In our own hemisphere, we see an alarming challenge to freedom of the press. Seven Mexican journalists already have been murdered this year, as our Bush Institute colleague Jenny Villatoro reports in her essay about freedom of expression in Central America.
Guatemalan journalist Sofia Menchu details in her interview how authorities there attempt to suppress an independent media. She reports how government leaders use lawsuits to stifle journalists, which in part is a way to get journalists to censor themselves before publishing a story or commentary.
Fortunately, Menchu remains valiant in searching for information about how governments, businesses, and other institutions and individuals in her country operate. But she and others need leaders from President Joe Biden to members of Congress to State Department officials to speak out against attempts to crack down on a free press in Guatemala, Central America, and elsewhere. Menchu describes the need succinctly: “It’s very important for journalists to have the support of international governments and organizations so they can feel safe and supported. They can help us have freedom of speech.”
Along with speaking out, lawmakers should adequately fund organizations like the National Endowment for Democracy and U.S. Agency for International Development. Part of their democracy-building work is growing a free press around the world.
Legislators also need to provide the support that taxpayer-funded organizations like Voice of America, Radio Free Asia, and Radio Free Europe/Radio Liberty need.

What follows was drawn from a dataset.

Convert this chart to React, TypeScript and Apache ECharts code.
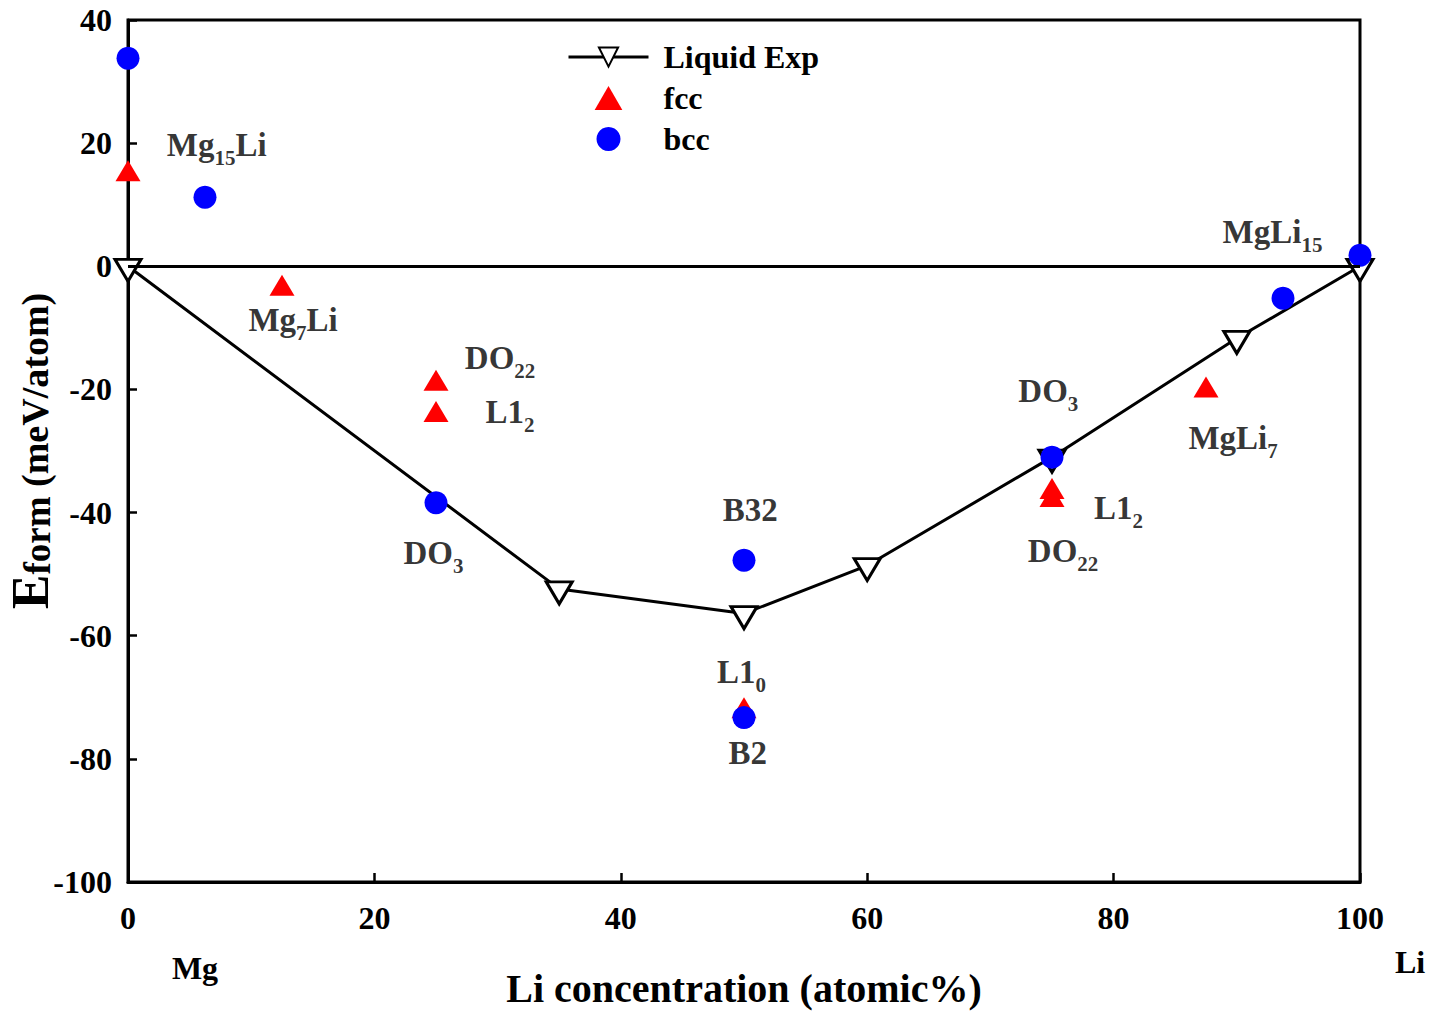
import React, { useEffect, useRef } from "react";
import * as echarts from "echarts";

const FONT = "'Liberation Serif', 'Times New Roman', serif";

// Liquid (experimental) formation energies
const liquidX = [0, 35, 50, 60, 75, 90, 100];
const liquidY = [0, -52.4, -56.4, -48.6, -31.0, -11.7, 0];

// fcc structures
const fccX = [0, 12.5, 25, 25, 50, 75, 75, 87.5];
const fccY = [15.5, -3.1, -18.5, -23.6, -71.7, -36.1, -37.4, -19.6];

// bcc structures
const bccX = [0, 6.25, 25, 50, 50, 75, 93.75, 100];
const bccY = [33.8, 11.2, -38.4, -47.75, -73.3, -31.0, -5.2, 1.8];

// Structure annotations
const labelX = [7.2, 13.4, 30.2, 31.0, 24.8, 50.5, 49.8, 50.3, 74.7, 80.4, 75.9, 89.7, 92.9];
const labelY = [19.7, -8.8, -14.9, -23.7, -46.5, -39.6, -65.9, -79.1, -20.3, -39.3, -46.3, -27.9, 5.5];
const labelText = [
  "{m|Mg}{s|15}{m|Li}",
  "{m|Mg}{s|7}{m|Li}",
  "{m|DO}{s|22}",
  "{m|L1}{s|2}",
  "{m|DO}{s|3}",
  "{m|B32}",
  "{m|L1}{s|0}",
  "{m|B2}",
  "{m|DO}{s|3}",
  "{m|L1}{s|2}",
  "{m|DO}{s|22}",
  "{m|MgLi}{s|7}",
  "{m|MgLi}{s|15}",
];

// Axis ticks
const xMin = 0, xMax = 100, xStep = 20;
const yMin = -100, yMax = 40, yStep = 20;

const seriesNames = ["Liquid Exp", "fcc", "bcc"];

export default function App() {
  const ref = useRef<HTMLDivElement>(null);

  useEffect(() => {
    const chart = echarts.init(ref.current!, null, { renderer: "svg" });
    const base = { fontFamily: FONT, fontWeight: "bold" as const, color: "#000" };
    const rich = {
      m: { ...base, fontSize: 33, lineHeight: 33, verticalAlign: "top" },
      s: { ...base, fontSize: 21, lineHeight: 21, verticalAlign: "top", padding: [19, 0, 0, 0] },
    };
    const downTri = "path://M0,0 L20,0 L10,17.32 Z";
    const upTri = "path://M10,0 L20,17.32 L0,17.32 Z";

    chart.setOption({
      animation: false,
      backgroundColor: "#fff",
      grid: {
        left: 128,
        right: 69,
        top: 20,
        bottom: 131,
        containLabel: false,
        outerBoundsMode: "none",
        show: true,
        borderColor: "#000",
        borderWidth: 3,
        backgroundColor: "transparent",
      },
      legend: {
        orient: "vertical",
        left: 562,
        top: 36,
        itemWidth: 80,
        itemHeight: 24,
        itemGap: 9,
        lineStyle: { width: 3, color: "#000" },
        data: [
          { name: seriesNames[0] },
          { name: seriesNames[1], icon: upTri },
          { name: seriesNames[2], icon: "circle" },
        ],
        textStyle: { ...base, fontSize: 32, padding: [0, 0, 0, 10] },
      },
      xAxis: {
        type: "value",
        min: xMin,
        max: xMax,
        interval: xStep,
        name: "Li concentration (atomic%)",
        nameLocation: "middle",
        nameGap: 86,
        nameMoveOverlap: false,
        nameTextStyle: { ...base, fontSize: 40, lineHeight: 40 },
        axisLine: { onZero: false, lineStyle: { color: "#000", width: 3 } },
        axisTick: { inside: true, length: 9, lineStyle: { color: "#000", width: 2.5 } },
        axisLabel: { ...base, fontSize: 32, margin: 20 },
        splitLine: { show: false },
      },
      yAxis: {
        type: "value",
        min: yMin,
        max: yMax,
        interval: yStep,
        name: "{E|E}{f|form}{n| (meV/atom)}",
        nameLocation: "middle",
        nameRotate: 90,
        nameGap: 72,
        nameMoveOverlap: false,
        nameTextStyle: {
          ...base,
          rich: {
            E: { ...base, fontSize: 52, lineHeight: 52, verticalAlign: "top" },
            f: { ...base, fontSize: 37, lineHeight: 37, verticalAlign: "top", padding: [15, 0, 0, 0] },
            n: { ...base, fontSize: 38, lineHeight: 38, verticalAlign: "top", padding: [12, 0, 0, 0] },
          },
        },
        axisLine: { onZero: false, lineStyle: { color: "#000", width: 3 } },
        axisTick: { inside: true, length: 9, lineStyle: { color: "#000", width: 2.5 } },
        axisLabel: { ...base, fontSize: 32, margin: 16 },
        splitLine: { show: false },
      },
      series: [
        {
          name: seriesNames[0],
          type: "line",
          data: liquidX.map((x, i) => [x, liquidY[i]]),
          symbol: downTri,
          symbolSize: [26, 22],
          symbolOffset: [0, 4],
          showAllSymbol: true,
          lineStyle: { color: "#000", width: 3 },
          itemStyle: { color: "#fff", borderColor: "#000", borderWidth: 3 },
          z: 2,
          markLine: {
            silent: true,
            symbol: ["none", "none"],
            label: { show: false },
            lineStyle: { color: "#000", width: 3, type: "solid" },
            data: [{ yAxis: 0 }],
          },
        },
        {
          name: seriesNames[1],
          type: "scatter",
          data: fccX.map((x, i) => [x, fccY[i]]),
          symbol: "triangle",
          symbolSize: [25, 21],
          itemStyle: { color: "#ff0000", opacity: 1 },
          z: 3,
        },
        {
          name: seriesNames[2],
          type: "scatter",
          data: bccX.map((x, i) => [x, bccY[i]]),
          symbol: "circle",
          symbolSize: 23,
          itemStyle: { color: "#0000ff", opacity: 1 },
          z: 4,
        },
        {
          name: "labels",
          type: "scatter",
          data: labelX.map((x, i) => ({ value: [x, labelY[i]], label: { formatter: labelText[i] } })),
          symbolSize: 0,
          silent: true,
          label: { show: true, position: "inside", rich },
          z: 5,
        },
      ],
      graphic: [
        {
          type: "text",
          x: 195,
          y: 968,
          style: { text: "Mg", fontFamily: FONT, fontWeight: "bold", fontSize: 32, fill: "#000", align: "center", verticalAlign: "middle" },
        },
        {
          type: "text",
          x: 1410,
          y: 962,
          style: { text: "Li", fontFamily: FONT, fontWeight: "bold", fontSize: 32, fill: "#000", align: "center", verticalAlign: "middle" },
        },
      ],
    });
    return () => chart.dispose();
  }, []);

  return (
    <div
      ref={ref}
      style={{ position: "fixed", left: 0, top: 0, width: 1429, height: 1013, background: "#fff" }}
    />
  );
}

Then, those organizations can provide valuable and factual information to people in nations that lack uncensored news.
Here at home, we have a different kind of media problem: the decline in local newspapers around the country. Margaret Sullivan, the Washington Post’s media critic and author of Ghosting the News, describes the impact of this phenomenon, including in her hometown of Buffalo, where she once served as editor of the Buffalo News.
A number of things happen, none of them good for our democracy. One alarming result, Sullivan explains, is how people in a community become less politically and civically engaged when their local paper dies or shrinks away.
An action Congress should consider is rewriting tax laws so that newspapers could more easily become nonprofit institutions. Around the country, numerous examples exist of nonprofit news organizations providing quality, independent journalism.
Of course, all of these recommendations are aimed at the goal of enhancing the flow of reliable information. As we said at the outset, that is essential to creating and maintaining a vibrant democracy.